Custom categorical loss function for a variable number of labels


How can I build a custom loss function for a variable number of labels:

y_true = np.array([[0., 1., -1., -1.],
                   [1., 0., 1., -1.]])

y_pred = np.array([[0.3, 0.5, 0.2, 0.1],
                   [0.4, 0.3, 0.7, 0.5]])

In this example, we have a batch size equal to 2 and a variable number of labels (with max length of 4) for each sample. -1 values in y_true is a mask and I would like to calculate a binary crossentropy between other values ([[0., 1.], [1., 0., 1.]] and [[0.3, 0.5], [0.4, 0.3, 0.7]]). Thank you!

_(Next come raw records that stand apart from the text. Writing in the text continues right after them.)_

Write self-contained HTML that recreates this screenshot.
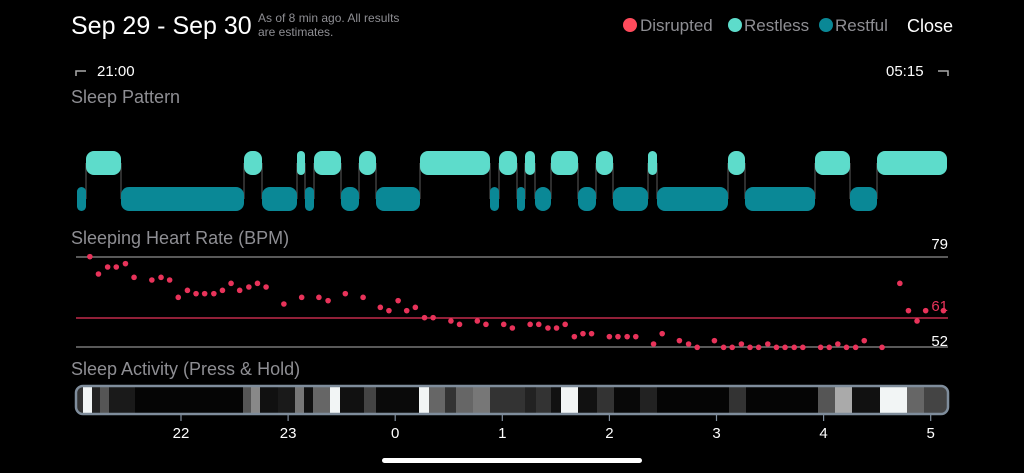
<!DOCTYPE html>
<html><head><meta charset="utf-8"><style>
html,body{margin:0;padding:0;background:#000;width:1024px;height:473px;overflow:hidden}
svg{display:block}
text{font-family:"Liberation Sans",sans-serif}
</style></head><body>
<svg id="s" width="1024" height="473" viewBox="0 0 1024 473" xmlns="http://www.w3.org/2000/svg">
<text x="71" y="34" fill="#fff" font-size="25">Sep 29 - Sep 30</text>
<text x="258" y="22" fill="#8e8e93" font-size="12">As of 8 min ago. All results</text>
<text x="258" y="36" fill="#8e8e93" font-size="12">are estimates.</text>
<circle cx="630" cy="25" r="7" fill="#ff4b5c"/><text x="640" y="31" fill="#8e8e93" font-size="17">Disrupted</text>
<circle cx="735" cy="25" r="7" fill="#5ddccb"/><text x="744" y="31" fill="#8e8e93" font-size="17">Restless</text>
<circle cx="826" cy="25" r="7" fill="#0a8896"/><text x="835" y="31" fill="#8e8e93" font-size="17">Restful</text>
<text x="907" y="32" fill="#fff" font-size="18">Close</text>
<path d="M76 76 V71 H86" stroke="#aaa" stroke-width="1.5" fill="none"/>
<text x="97" y="76" fill="#fff" font-size="15">21:00</text>
<text x="886" y="76" fill="#fff" font-size="15">05:15</text>
<path d="M938 71 H948 V76" stroke="#aaa" stroke-width="1.5" fill="none"/>
<text x="71" y="103" fill="#8e8e93" font-size="18">Sleep Pattern</text>
<g id="pat"></g>
<text x="71" y="244" fill="#8e8e93" font-size="18">Sleeping Heart Rate (BPM)</text>
<text x="948" y="249" fill="#fff" font-size="15" text-anchor="end">79</text>
<line x1="76" y1="257" x2="948" y2="257" stroke="#777" stroke-width="1.5"/>
<line x1="76" y1="318" x2="948" y2="318" stroke="#e8335a" stroke-width="1.2"/>
<text x="948" y="311" fill="#e8335a" font-size="15" text-anchor="end">61</text>
<line x1="76" y1="347" x2="948" y2="347" stroke="#777" stroke-width="1.5"/>
<text x="948" y="346" fill="#fff" font-size="15" text-anchor="end">52</text>
<g id="hr"></g>
<text x="71" y="375" fill="#8e8e93" font-size="18">Sleep Activity (Press &amp; Hold)</text>
<defs><clipPath id="bc"><rect x="77" y="386" width="870" height="28" rx="6"/></clipPath></defs>
<g id="act" clip-path="url(#bc)"></g>
<rect x="76" y="386" width="872" height="28" rx="7" fill="none" stroke="#7f8d9c" stroke-width="2.5"/>
<g id="ax"></g>
<rect x="382" y="458" width="260" height="5" rx="2.5" fill="#fff"/>
</svg>
<script>
const NS="http://www.w3.org/2000/svg";
function el(p,t,a){const e=document.createElementNS(NS,t);for(const k in a)e.setAttribute(k,a[k]);p.appendChild(e);return e;}
const pat=document.getElementById('pat');
const rl=[[86,121],[244,262],[297,305],[314,341],[359,376],[420,490],[499,517],[525,535],[551,578],[596,613],[648,657],[728,745],[815,850],[877,947]];
const rf=[[77,86],[121,244],[262,297],[305,314],[341,359],[376,420],[490,499],[517,525],[535,551],[578,596],[613,648],[657,728],[745,815],[850,877]];
[...rl,...rf].forEach(s=>{[s[0],s[1]].forEach(x=>{if(x>77&&x<947)el(pat,'line',{x1:x,y1:163,x2:x,y2:199,stroke:'#444','stroke-width':1.2});});});
rl.forEach(s=>{const w=s[1]-s[0];el(pat,'rect',{x:s[0],y:151,width:w,height:24,rx:Math.min(8,w/2),fill:'#5ddccb'});});
rf.forEach(s=>{const w=s[1]-s[0];el(pat,'rect',{x:s[0],y:187,width:w,height:24,rx:Math.min(8,w/2),fill:'#0a8896'});});
const pts=[[52,95],[67,147],[83,126],[98,126],[114,116],[129,157],[160,165],[176,157],[191,165],[206,217],[222,196],[237,206],[252,206],[268,206],[283,196],[298,175],[313,196],[329,186],[344,175],[359,186],[390,237],[421,217],[451,217],[467,227],[497,206],[528,217],[558,247],[573,257],[589,227],[604,257],[619,247],[635,278],[650,278],[681,288],[696,298],[727,288],[742,298],[773,298],[788,309],[819,298],[834,298],[850,309],[865,309],[880,298],[896,335],[911,326],[926,326],[957,335],[972,335],[988,335],[1003,335],[1034,357],[1049,326],[1079,347],[1095,357],[1110,367],[1140,347],[1156,367],[1171,367],[1187,357],[1202,367],[1217,367],[1233,357],[1248,367],[1263,367],[1279,367],[1294,367],[1325,367],[1340,367],[1355,357],[1370,367],[1386,367],[1401,347],[1432,367],[1463,175],[1478,257],[1493,288],[1508,257],[1539,257]];
const hr=document.getElementById('hr');
pts.forEach(p=>el(hr,'circle',{cx:60+p[0]/1.742,cy:225+p[1]/3,r:2.8,fill:'#e8335a'}));
const st=[[77,83,'#333'],[83,92,'#f2f5f5'],[92,100,'#222'],[100,109,'#555'],[109,135,'#1a1a1a'],[135,243,'#050505'],[243,251,'#555'],[251,260,'#888'],[260,278,'#111'],[278,295,'#1a1a1a'],[295,304,'#777'],[304,313,'#111'],[313,330,'#666'],[330,340,'#f2f5f5'],[340,364,'#111'],[364,376,'#444'],[376,419,'#0a0a0a'],[419,429,'#f2f5f5'],[429,445,'#666'],[445,456,'#333'],[456,473,'#666'],[473,490,'#777'],[490,525,'#333'],[525,536,'#222'],[536,551,'#333'],[551,561,'#111'],[561,578,'#f2f5f5'],[578,597,'#111'],[597,614,'#333'],[614,640,'#080808'],[640,657,'#222'],[657,729,'#050505'],[729,746,'#333'],[746,818,'#050505'],[818,835,'#555'],[835,852,'#aaa'],[852,880,'#111'],[880,907,'#f2f5f5'],[907,924,'#666'],[924,948,'#444']];
const act=document.getElementById('act');
st.forEach(s=>el(act,'rect',{x:s[0],y:386,width:s[1]-s[0],height:28,fill:s[2]}));
const ax=document.getElementById('ax');
const lab=['22','23','0','1','2','3','4','5'];
lab.forEach((l,i)=>{const x=181+i*107.1;el(ax,'line',{x1:x,y1:415,x2:x,y2:421,stroke:'#7f8d9c','stroke-width':1.2});const t=el(ax,'text',{x:x,y:438,fill:'#fff','font-size':15,'text-anchor':'middle'});t.textContent=l;});
</script>
</body></html>
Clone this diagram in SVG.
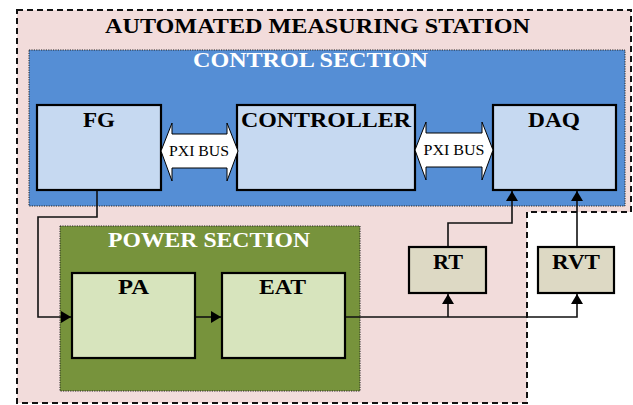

I can only create such a function for 1d tensor:

def my_loss_fn(y_true, y_pred):
    bools = tf.math.not_equal(y_true, tf.constant(-1.))
    n = tf.math.count_nonzero(bools)
    y_true = y_true[:n]
    y_pred = y_pred[:n]
    bce = tf.keras.losses.BinaryCrossentropy()
    return bce(y_true, y_pred)

Solution

  • You can just compute your loss point wise (pass reduction=none) and use your matching of -1 as a mask.

    def my_loss_fn(y_true, y_pred):
        mask = tf.cast(tf.math.not_equal(y_true, tf.constant(-1.)), tf.float32)
        y_true, y_pred = tf.expand_dims(y_true, axis=-1), tf.expand_dims(y_pred, axis=-1)
        bce = tf.keras.losses.BinaryCrossentropy(reduction='none')
        return tf.reduce_sum(tf.cast(bce(y_true, y_pred), tf.float32) * mask) / tf.reduce_sum(mask)
    

    Depending how you want to average you might want to do per row sum of mask to normalise each loss separately etc.